Question

If \[P\left( {\overline A \cap B} \right) + P\left( {A \cap \overline B } \right) = 1 - k,\] \[P\left( {\overline A \cap C} \right) + P\left( {A \cap \overline C } \right) = 1 - 2k,\] \[P\left( {\overline B \cap C} \right) + P\left( {B \cap \overline C } \right) = 1 - k,\] $P\left( {A \cap B \cap C} \right) = {k^2},$ $k \in \left( {0,1} \right)$. Then, find the value of $P$ $($at least one of $A,B,C)$ is:
(A) $ > \;\dfrac{1}{2}$
(B) $\left[ {\dfrac{1}{8},\dfrac{1}{4}} \right]$
(C) \[ < \;\dfrac{1}{4}\]
(D) $\dfrac{1}{4}$

Answer 1

Hint: In order to solve this question, we will first simplify all three given equations using the suitable identity. Next, we will add all the equations obtained by solving the given three equations. Further, we will substitute them in another identity and simplify it to get the desired correct answer.

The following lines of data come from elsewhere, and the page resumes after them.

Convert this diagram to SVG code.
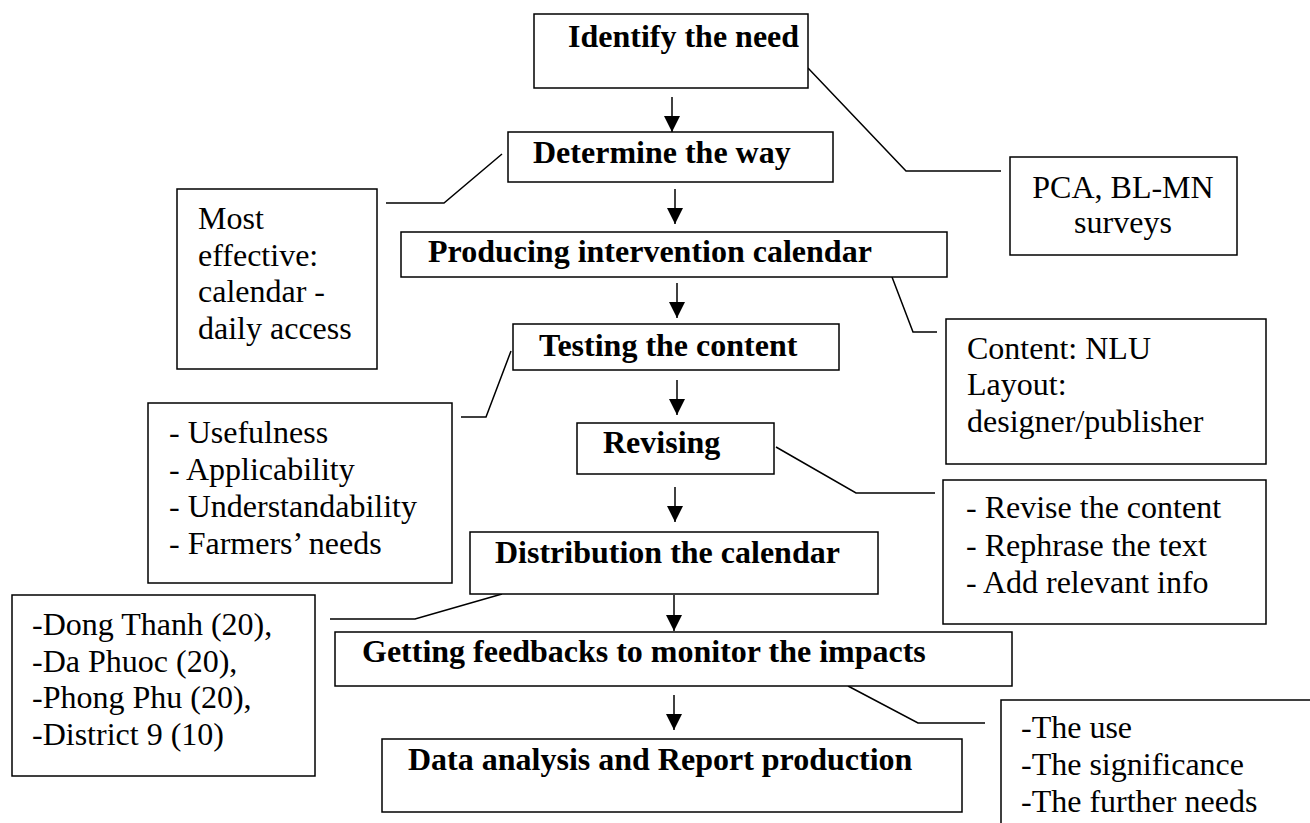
<svg xmlns="http://www.w3.org/2000/svg" width="1310" height="823" viewBox="0 0 1310 823">
<style>
rect{fill:#fff;stroke:#000;stroke-width:1.5}
text{font-family:"Liberation Serif","Times New Roman",serif;font-size:32px;fill:#000}
.b{font-weight:bold}
.c{fill:none;stroke:#000;stroke-width:1.5}
.a{fill:none;stroke:#000;stroke-width:1.5;marker-end:url(#ah)}
</style>
<defs>
<marker id="ah" markerUnits="userSpaceOnUse" markerWidth="17" markerHeight="17" refX="16" refY="8" orient="auto">
<path d="M0,0 L16,8 L0,16 z" fill="#000"/>
</marker>
</defs>
<rect x="-5" y="-5" width="1320" height="833" style="fill:#fff;stroke:none"/>
<g id="connectors">
<line class="a" x1="672" y1="97" x2="672" y2="132"/>
<line class="a" x1="675" y1="189" x2="675" y2="224"/>
<line class="a" x1="677" y1="283" x2="677" y2="318"/>
<line class="a" x1="677" y1="380" x2="677" y2="415"/>
<line class="a" x1="675" y1="487" x2="675" y2="522"/>
<line class="a" x1="674" y1="595" x2="674" y2="631"/>
<line class="a" x1="674" y1="695" x2="674" y2="730"/>
<polyline class="c" points="808,68 906,171 1001,171"/>
<polyline class="c" points="502,154 444,203 386,203"/>
<polyline class="c" points="892,277 913,332 937,332"/>
<polyline class="c" points="511,351 486,417 461,417"/>
<polyline class="c" points="776,447 856,493 935,493"/>
<polyline class="c" points="502,594 415,619 330,619"/>
<polyline class="c" points="848,686 918,723 985,723"/>
</g>
<g id="identify"><rect x="534" y="14" width="274" height="74"/><text class="b" x="568" y="47">Identify the need</text></g>
<g id="determine"><rect x="508" y="132" width="325" height="50"/><text class="b" x="533" y="163">Determine the way</text></g>
<g id="producing"><rect x="401" y="232" width="546" height="45"/><text class="b" x="428" y="262">Producing intervention calendar</text></g>
<g id="testing"><rect x="513" y="324" width="326" height="46"/><text class="b" x="539" y="356">Testing the content</text></g>
<g id="revising"><rect x="577" y="423" width="197" height="51"/><text class="b" x="603" y="453">Revising</text></g>
<g id="distribution"><rect x="470" y="532" width="408" height="62"/><text class="b" x="495" y="563">Distribution the calendar</text></g>
<g id="getting"><rect x="335" y="632" width="677" height="54"/><text class="b" x="362" y="662">Getting feedbacks to monitor the impacts</text></g>
<g id="data"><rect x="382" y="739" width="580" height="73"/><text class="b" x="408" y="770">Data analysis and Report production</text></g>
<g id="pca"><rect x="1010" y="157" width="227" height="98"/><text x="1123" y="198" text-anchor="middle">PCA, BL-MN</text><text x="1123" y="233" text-anchor="middle">surveys</text></g>
<g id="most"><rect x="177" y="189" width="200" height="180"/><text x="198" y="229">Most</text><text x="198" y="266">effective:</text><text x="198" y="302">calendar -</text><text x="198" y="339">daily access</text></g>
<g id="content"><rect x="946" y="319" width="320" height="145"/><text x="967" y="359">Content: NLU</text><text x="967" y="395">Layout:</text><text x="967" y="432">designer/publisher</text></g>
<g id="criteria"><rect x="148" y="403" width="304" height="180"/><text x="169" y="443">- Usefulness</text><text x="169" y="480">- Applicability</text><text x="169" y="517">- Understandability</text><text x="169" y="554">- Farmers’ needs</text></g>
<g id="revise"><rect x="943" y="480" width="323" height="144"/><text x="966" y="518">- Revise the content</text><text x="966" y="556">- Rephrase the text</text><text x="966" y="593">- Add relevant info</text></g>
<g id="locations"><rect x="12" y="595" width="303" height="181"/><text x="32" y="635">-Dong Thanh (20),</text><text x="32" y="672">-Da Phuoc (20),</text><text x="32" y="708">-Phong Phu (20),</text><text x="32" y="745">-District 9 (10)</text></g>
<g id="use"><rect x="1001" y="700" width="330" height="140"/><text x="1021" y="738">-The use</text><text x="1021" y="775">-The significance</text><text x="1021" y="812">-The further needs</text></g>
</svg>
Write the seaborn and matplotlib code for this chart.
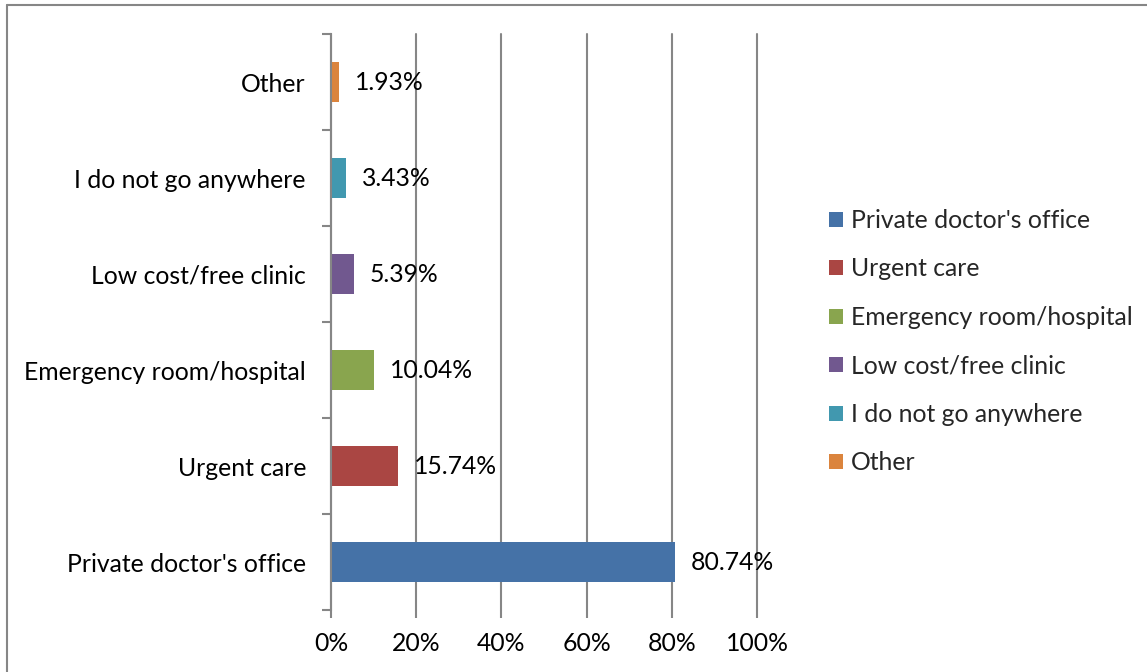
import matplotlib
matplotlib.use("Agg")
import matplotlib.pyplot as plt
from matplotlib.patches import Patch
from matplotlib.lines import Line2D
import seaborn as sns
import pandas as pd

# Where respondents go for care (percent of respondents)
categories = ["Other", "I do not go anywhere", "Low cost/free clinic",
              "Emergency room/hospital", "Urgent care", "Private doctor's office"]
values = [1.93, 3.43, 5.39, 10.04, 15.74, 80.74]
colors = ["#DB843D", "#4198AF", "#71588F", "#89A54E", "#AA4643", "#4572A7"]
x_ticks = [0, 20, 40, 60, 80, 100]
x_tick_labels = ["0%", "20%", "40%", "60%", "80%", "100%"]

sns.set_theme(style="white")
plt.rcParams["font.family"] = ["Lato", "DejaVu Sans"]
FS = 17.8
GRID = "#868686"

df = pd.DataFrame({"place": categories, "pct": values})
palette = dict(zip(categories, colors))

fig = plt.figure(figsize=(11.47, 6.72), dpi=100)
ax = fig.add_axes([331 / 1147, 62 / 672, 426 / 1147, 576 / 672])

sns.barplot(data=df, y="place", x="pct", hue="place", order=categories,
            palette=palette, width=0.41, dodge=False, legend=False,
            saturation=1, linewidth=0, ax=ax, zorder=3)

ax.set_xlim(0, 100)
ax.set_ylim(len(categories) - 0.5, -0.5)
ax.set_xticks(x_ticks)
ax.set_xticklabels(x_tick_labels, fontsize=FS, color="black")
ax.set_yticks(range(len(categories)))
ax.set_yticklabels(categories, fontsize=FS, color="black")
ax.set_yticks([i - 0.5 for i in range(len(categories) + 1)], minor=True)
ax.tick_params(axis="y", which="major", length=0, pad=18)
ax.tick_params(axis="y", which="minor", length=6.5, width=1.5, color=GRID, direction="out", left=True)
ax.tick_params(axis="x", which="major", length=6, width=1.5, color=GRID, direction="out", bottom=True, pad=10)
ax.set_xlabel("")
ax.set_ylabel("")

ax.grid(axis="x", color=GRID, linewidth=1.5, zorder=0)
ax.grid(axis="y", visible=False)
for gl in ax.get_xgridlines():
    gl.set_clip_on(False)
for side in ("top", "right", "bottom"):
    ax.spines[side].set_visible(False)
ax.spines["left"].set_color(GRID)
ax.spines["left"].set_linewidth(1.5)
ax.spines["left"].set_zorder(4)

for i, v in enumerate(values):
    ax.annotate(f"{v:.2f}%", xy=(v, i), xytext=(11.5, 0), textcoords="offset points",
                va="center", ha="left", fontsize=FS, color="black", zorder=5)

# Legend lists the series from the bottom bar upwards
handles = [Patch(facecolor=c, edgecolor="none", label=n)
           for n, c in zip(categories[::-1], colors[::-1])]
fig.legend(handles=handles, loc="upper left", bbox_to_anchor=(829 / 1147, 1 - 209 / 672),
           frameon=False, fontsize=FS, handlelength=0.57, handleheight=0.57,
           handletextpad=0.32, labelspacing=1.03, borderaxespad=0, borderpad=0)

# Outer frame of the chart area
fig.add_artist(Line2D([7 / 1147, 1.0], [1 - 5 / 672, 1 - 5 / 672], color=GRID, lw=1.5,
                      transform=fig.transFigure))
fig.add_artist(Line2D([7 / 1147, 7 / 1147], [0.0, 1 - 5 / 672], color=GRID, lw=1.5,
                      transform=fig.transFigure))

fig.savefig("out.png", dpi=100, facecolor="white")
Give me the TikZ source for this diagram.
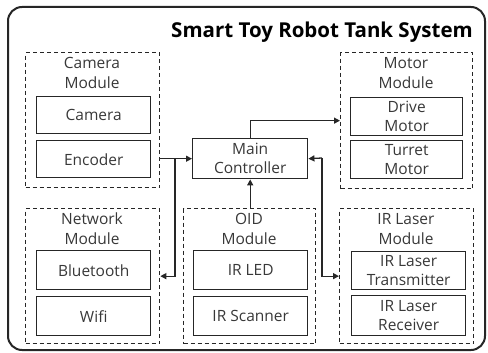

Complete step by step Solution:
We are given that,
\[P\left( {\overline A \cap B} \right) + P\left( {A \cap \overline B } \right) = 1 - k\] ………………..equation $\left( 1 \right)$
\[P\left( {\overline A \cap C} \right) + P\left( {A \cap \overline C } \right) = 1 - 2k\] ………………..equation $(2)$
\[P\left( {\overline B \cap C} \right) + P\left( {B \cap \overline C } \right) = 1 - k\] ………………..equation $(3)$
We know that,
$P\left( {\overline X \cap Y} \right) = P\left( Y \right) - P\left( {X \cap Y} \right)$ ………………..equation $(4)$
Solving equations $\left( 1 \right),\left( 2 \right),\left( 3 \right)$ using equation $(4)$ we get,
$P\left( A \right) + P\left( B \right) - 2P\left( {A \cap B} \right)$ ………………..equation $\left( 5 \right)$
$P\left( A \right) + P\left( C \right) - 2P\left( {A \cap C} \right)$ ………………..equation $\left( 6 \right)$
$P\left( B \right) + P\left( C \right) - 2P\left( {B \cap C} \right)$ ………………..equation $\left( 7 \right)$
Adding equations $\left( 5 \right),\left( 6 \right),\left( 7 \right)$ we get,
$P\left( A \right) + P\left( B \right) + P\left( C \right) - P\left( {A \cap B} \right) - P\left( {A \cap C} \right) - P\left( {B \cap C} \right) = \dfrac{{\left( {3 - 4k} \right)}}{2}$ ………………..equation $\left( 8 \right)$
We know that,
\[P\left( {A \cup B \cup C} \right) = P\left( A \right) + P\left( B \right) + P\left( C \right) - P\left( {A \cap B} \right) - P\left( {A \cap C} \right) - P\left( {B \cap C} \right) + P\left( {A \cap B \cap C} \right)\]
Substituting equation $\left( 8 \right)$ in the above equation,
$P\left( {A \cup B \cup C} \right) = \dfrac{{\left( {3 - 4k} \right)}}{2} + {k^2}$
Solving it,
$P\left( {A \cup B \cup C} \right) = \dfrac{{\left( {3 - 4k + 2{k^2}} \right)}}{2}$
Since, the value of $2{k^2} - 4k + 3$ is greater than $1$ so,
$P\left( {A \cup B \cup C} \right) > \;\dfrac{1}{2}$

Hence, the correct option is A.

Note: Make sure you use a suitable identity. Also, after solving the given equations, in order to avoid getting a wrong answer, check wisely and attentively whether you need to add all the equations or some other simplification is required depending upon the need of the question.